**WRITTEN INSTRUCTION**. Each line below either holds the string "this" or doesn't. Count those that do and give only the number.

[Charts and diagrams as code]
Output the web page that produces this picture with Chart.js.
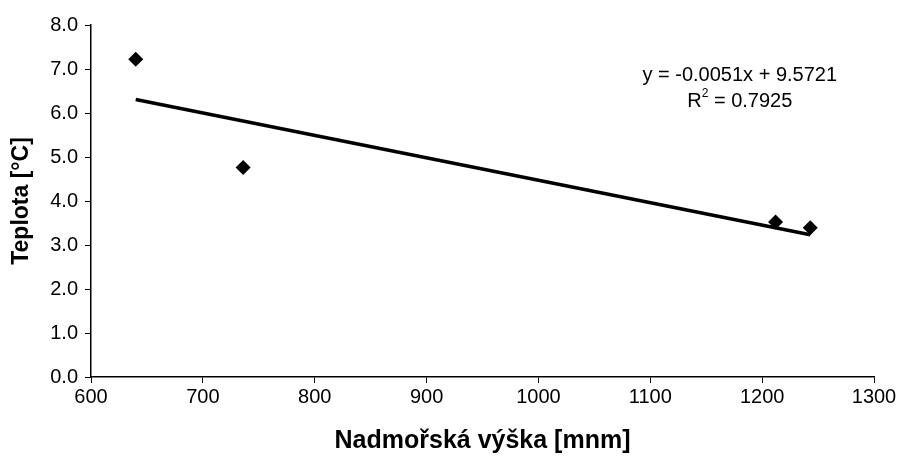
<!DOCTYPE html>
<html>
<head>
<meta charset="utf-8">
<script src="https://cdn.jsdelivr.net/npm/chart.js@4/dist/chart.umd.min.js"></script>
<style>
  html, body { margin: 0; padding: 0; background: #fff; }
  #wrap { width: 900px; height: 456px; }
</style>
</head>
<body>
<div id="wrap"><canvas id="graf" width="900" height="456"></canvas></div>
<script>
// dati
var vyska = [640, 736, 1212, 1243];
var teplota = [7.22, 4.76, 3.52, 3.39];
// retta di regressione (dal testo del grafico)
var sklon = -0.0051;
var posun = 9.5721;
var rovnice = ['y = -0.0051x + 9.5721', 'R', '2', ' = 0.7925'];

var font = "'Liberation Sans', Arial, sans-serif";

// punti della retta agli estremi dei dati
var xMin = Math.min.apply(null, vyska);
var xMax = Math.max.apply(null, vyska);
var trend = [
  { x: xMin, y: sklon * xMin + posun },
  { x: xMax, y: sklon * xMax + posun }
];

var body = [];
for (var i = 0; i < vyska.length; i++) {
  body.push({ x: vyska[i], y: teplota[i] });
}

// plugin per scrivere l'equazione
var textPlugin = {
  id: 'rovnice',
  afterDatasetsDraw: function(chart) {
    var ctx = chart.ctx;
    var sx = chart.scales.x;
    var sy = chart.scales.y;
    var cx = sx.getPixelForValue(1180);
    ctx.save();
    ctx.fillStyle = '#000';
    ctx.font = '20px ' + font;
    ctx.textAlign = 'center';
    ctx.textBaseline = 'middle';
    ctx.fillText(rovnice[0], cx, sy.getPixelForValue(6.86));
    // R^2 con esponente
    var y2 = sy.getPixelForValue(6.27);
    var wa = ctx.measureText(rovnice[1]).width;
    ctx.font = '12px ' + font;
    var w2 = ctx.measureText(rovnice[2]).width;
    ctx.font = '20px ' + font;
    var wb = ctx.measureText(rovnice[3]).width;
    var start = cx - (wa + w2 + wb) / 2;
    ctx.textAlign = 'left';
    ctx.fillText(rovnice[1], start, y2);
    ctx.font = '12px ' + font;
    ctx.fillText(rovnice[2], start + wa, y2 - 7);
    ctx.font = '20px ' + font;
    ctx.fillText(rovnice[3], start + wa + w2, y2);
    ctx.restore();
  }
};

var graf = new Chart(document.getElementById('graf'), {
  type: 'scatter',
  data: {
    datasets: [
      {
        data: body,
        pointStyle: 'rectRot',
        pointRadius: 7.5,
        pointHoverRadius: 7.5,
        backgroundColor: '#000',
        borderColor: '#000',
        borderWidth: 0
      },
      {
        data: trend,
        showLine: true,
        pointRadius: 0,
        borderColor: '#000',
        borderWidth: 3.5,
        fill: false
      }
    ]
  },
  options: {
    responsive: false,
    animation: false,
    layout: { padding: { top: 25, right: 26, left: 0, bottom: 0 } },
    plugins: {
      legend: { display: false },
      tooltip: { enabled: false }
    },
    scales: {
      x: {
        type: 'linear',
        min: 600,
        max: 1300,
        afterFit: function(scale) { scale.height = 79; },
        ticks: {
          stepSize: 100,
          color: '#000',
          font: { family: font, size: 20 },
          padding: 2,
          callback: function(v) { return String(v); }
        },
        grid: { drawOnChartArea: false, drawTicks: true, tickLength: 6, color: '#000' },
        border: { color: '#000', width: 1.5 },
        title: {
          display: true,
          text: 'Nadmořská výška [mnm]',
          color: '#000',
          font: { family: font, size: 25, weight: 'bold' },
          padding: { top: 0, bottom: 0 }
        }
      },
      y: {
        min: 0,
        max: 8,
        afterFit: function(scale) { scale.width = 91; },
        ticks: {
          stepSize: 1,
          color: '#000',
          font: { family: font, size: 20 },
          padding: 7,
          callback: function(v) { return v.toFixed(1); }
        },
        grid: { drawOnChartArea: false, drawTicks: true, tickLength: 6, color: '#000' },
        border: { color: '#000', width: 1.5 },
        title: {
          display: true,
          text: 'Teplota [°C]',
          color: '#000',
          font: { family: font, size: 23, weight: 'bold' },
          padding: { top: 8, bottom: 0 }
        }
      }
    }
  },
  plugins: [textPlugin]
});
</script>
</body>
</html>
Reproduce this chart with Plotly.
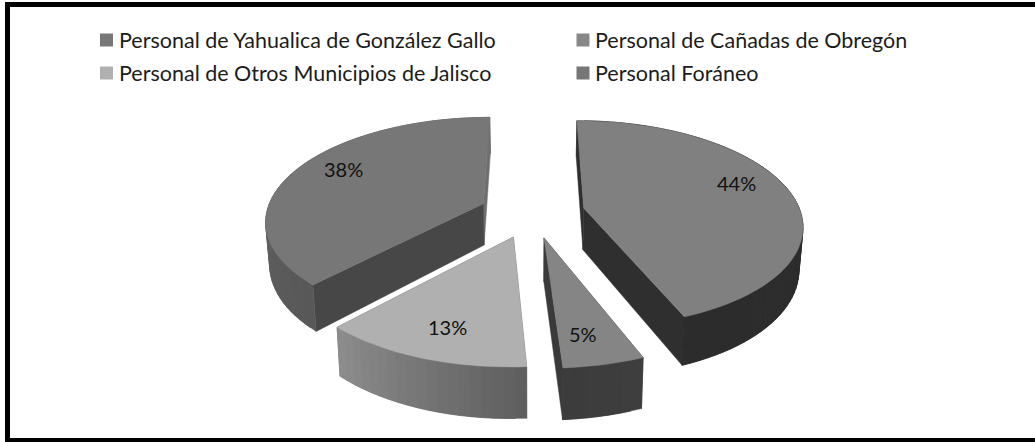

**CORRECT ANSWER**. 2